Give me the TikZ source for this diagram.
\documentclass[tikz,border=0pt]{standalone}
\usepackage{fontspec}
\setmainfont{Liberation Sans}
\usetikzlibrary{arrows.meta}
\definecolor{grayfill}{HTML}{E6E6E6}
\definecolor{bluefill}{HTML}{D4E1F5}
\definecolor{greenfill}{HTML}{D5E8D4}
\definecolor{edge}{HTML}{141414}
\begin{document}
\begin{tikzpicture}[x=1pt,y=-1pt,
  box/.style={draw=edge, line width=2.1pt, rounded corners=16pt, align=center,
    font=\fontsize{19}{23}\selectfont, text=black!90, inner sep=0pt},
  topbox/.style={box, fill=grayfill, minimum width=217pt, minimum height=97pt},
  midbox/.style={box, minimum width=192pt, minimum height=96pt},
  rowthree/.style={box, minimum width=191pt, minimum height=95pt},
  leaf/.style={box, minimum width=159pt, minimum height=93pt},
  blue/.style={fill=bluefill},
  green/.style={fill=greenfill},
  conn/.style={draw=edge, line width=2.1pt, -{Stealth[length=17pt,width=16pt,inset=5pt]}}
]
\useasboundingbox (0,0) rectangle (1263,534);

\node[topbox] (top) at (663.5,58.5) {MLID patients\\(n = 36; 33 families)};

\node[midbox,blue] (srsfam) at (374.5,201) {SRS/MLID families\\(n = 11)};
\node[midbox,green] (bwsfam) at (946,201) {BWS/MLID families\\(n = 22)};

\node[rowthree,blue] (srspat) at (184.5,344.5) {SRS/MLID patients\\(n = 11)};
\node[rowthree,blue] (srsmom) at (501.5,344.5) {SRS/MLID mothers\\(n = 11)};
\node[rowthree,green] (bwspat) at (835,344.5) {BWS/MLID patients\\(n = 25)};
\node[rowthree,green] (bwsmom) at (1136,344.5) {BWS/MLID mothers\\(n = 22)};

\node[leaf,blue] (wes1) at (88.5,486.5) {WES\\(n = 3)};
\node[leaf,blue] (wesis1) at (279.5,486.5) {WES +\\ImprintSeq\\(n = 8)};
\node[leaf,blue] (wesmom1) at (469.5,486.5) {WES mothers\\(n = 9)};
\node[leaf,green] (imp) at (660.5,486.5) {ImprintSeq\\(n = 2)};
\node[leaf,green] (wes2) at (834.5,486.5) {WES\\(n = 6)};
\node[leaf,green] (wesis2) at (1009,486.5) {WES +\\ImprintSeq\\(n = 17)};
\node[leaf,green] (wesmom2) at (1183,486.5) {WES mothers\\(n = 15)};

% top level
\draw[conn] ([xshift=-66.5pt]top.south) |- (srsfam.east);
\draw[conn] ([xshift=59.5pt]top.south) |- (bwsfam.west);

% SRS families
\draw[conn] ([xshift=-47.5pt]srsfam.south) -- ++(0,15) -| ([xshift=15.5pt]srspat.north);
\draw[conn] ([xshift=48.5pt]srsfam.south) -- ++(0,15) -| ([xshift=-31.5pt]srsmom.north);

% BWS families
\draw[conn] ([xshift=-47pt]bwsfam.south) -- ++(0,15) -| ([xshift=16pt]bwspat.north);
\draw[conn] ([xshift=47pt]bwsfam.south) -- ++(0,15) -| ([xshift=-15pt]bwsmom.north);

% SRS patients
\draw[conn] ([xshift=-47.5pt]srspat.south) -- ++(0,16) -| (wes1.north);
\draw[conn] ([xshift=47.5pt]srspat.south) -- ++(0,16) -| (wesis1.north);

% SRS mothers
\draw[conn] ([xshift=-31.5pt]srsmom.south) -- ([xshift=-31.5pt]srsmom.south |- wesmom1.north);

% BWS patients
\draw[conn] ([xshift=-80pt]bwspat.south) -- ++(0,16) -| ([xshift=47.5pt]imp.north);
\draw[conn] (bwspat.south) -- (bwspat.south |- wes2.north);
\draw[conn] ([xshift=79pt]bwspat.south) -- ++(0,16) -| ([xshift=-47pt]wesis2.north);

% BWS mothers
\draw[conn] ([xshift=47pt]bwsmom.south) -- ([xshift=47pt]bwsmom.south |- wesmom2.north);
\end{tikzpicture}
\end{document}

.....

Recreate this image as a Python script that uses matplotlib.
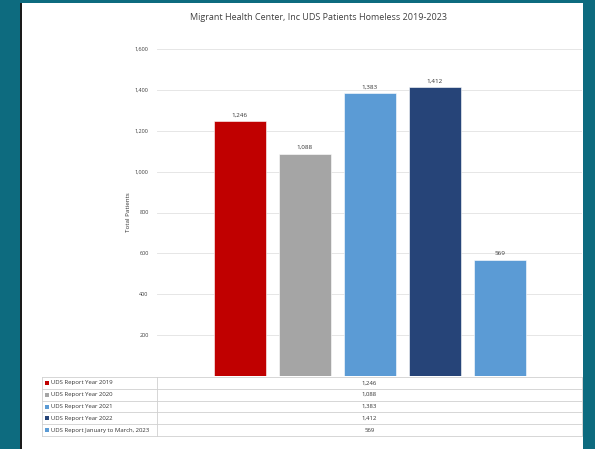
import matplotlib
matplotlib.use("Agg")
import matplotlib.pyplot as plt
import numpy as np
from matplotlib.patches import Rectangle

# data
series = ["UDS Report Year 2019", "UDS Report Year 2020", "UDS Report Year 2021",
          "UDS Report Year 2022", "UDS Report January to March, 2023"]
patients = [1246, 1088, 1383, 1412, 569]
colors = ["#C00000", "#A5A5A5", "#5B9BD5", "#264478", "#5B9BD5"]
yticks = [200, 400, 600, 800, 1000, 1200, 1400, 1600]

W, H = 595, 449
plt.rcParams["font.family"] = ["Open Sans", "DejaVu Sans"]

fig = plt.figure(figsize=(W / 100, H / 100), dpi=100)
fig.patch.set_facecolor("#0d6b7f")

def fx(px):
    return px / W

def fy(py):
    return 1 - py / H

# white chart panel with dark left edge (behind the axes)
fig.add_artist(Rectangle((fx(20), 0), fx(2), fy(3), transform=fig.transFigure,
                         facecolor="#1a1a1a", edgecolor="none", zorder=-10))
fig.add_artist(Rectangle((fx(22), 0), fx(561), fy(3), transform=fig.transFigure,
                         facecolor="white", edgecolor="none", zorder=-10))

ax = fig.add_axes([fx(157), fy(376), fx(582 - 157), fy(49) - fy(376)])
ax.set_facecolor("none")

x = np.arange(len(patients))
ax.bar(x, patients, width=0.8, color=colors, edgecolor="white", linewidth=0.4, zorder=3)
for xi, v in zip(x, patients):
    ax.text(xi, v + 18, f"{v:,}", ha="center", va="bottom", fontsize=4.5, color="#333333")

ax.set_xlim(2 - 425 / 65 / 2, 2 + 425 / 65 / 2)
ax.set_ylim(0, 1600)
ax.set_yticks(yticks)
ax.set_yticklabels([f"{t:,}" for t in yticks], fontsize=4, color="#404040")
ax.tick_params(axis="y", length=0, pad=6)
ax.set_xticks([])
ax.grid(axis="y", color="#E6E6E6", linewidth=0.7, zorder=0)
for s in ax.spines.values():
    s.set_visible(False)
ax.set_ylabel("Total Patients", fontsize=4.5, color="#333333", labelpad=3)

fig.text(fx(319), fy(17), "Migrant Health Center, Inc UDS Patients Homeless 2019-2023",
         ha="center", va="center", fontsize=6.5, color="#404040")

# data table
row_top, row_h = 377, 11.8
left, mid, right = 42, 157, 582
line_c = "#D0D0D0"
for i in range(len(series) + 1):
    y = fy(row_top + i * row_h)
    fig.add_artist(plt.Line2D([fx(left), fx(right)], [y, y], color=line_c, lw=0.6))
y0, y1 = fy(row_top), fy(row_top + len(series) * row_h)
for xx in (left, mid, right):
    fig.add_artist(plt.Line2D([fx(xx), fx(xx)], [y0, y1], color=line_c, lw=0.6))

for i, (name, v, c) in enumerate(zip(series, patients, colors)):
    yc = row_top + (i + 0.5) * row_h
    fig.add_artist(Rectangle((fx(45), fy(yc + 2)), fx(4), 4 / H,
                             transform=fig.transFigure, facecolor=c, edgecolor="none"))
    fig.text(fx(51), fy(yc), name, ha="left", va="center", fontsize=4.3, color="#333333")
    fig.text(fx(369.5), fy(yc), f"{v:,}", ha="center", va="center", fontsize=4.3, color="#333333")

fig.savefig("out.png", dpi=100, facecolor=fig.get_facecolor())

.....

• _WHAT YOU HAVE TO DO_
Give back only the lines from the one holding "Recreate this image" through the one holding "yticks = [200, 400, 600, 800, 1000, 1200, 1400, 1600]", both kept, exactly as written. Omit the images.

• _FINAL RESULT_
Recreate this image as a Python script that uses matplotlib.
import matplotlib
matplotlib.use("Agg")
import matplotlib.pyplot as plt
import numpy as np
from matplotlib.patches import Rectangle

# data
series = ["UDS Report Year 2019", "UDS Report Year 2020", "UDS Report Year 2021",
          "UDS Report Year 2022", "UDS Report January to March, 2023"]
patients = [1246, 1088, 1383, 1412, 569]
colors = ["#C00000", "#A5A5A5", "#5B9BD5", "#264478", "#5B9BD5"]
yticks = [200, 400, 600, 800, 1000, 1200, 1400, 1600]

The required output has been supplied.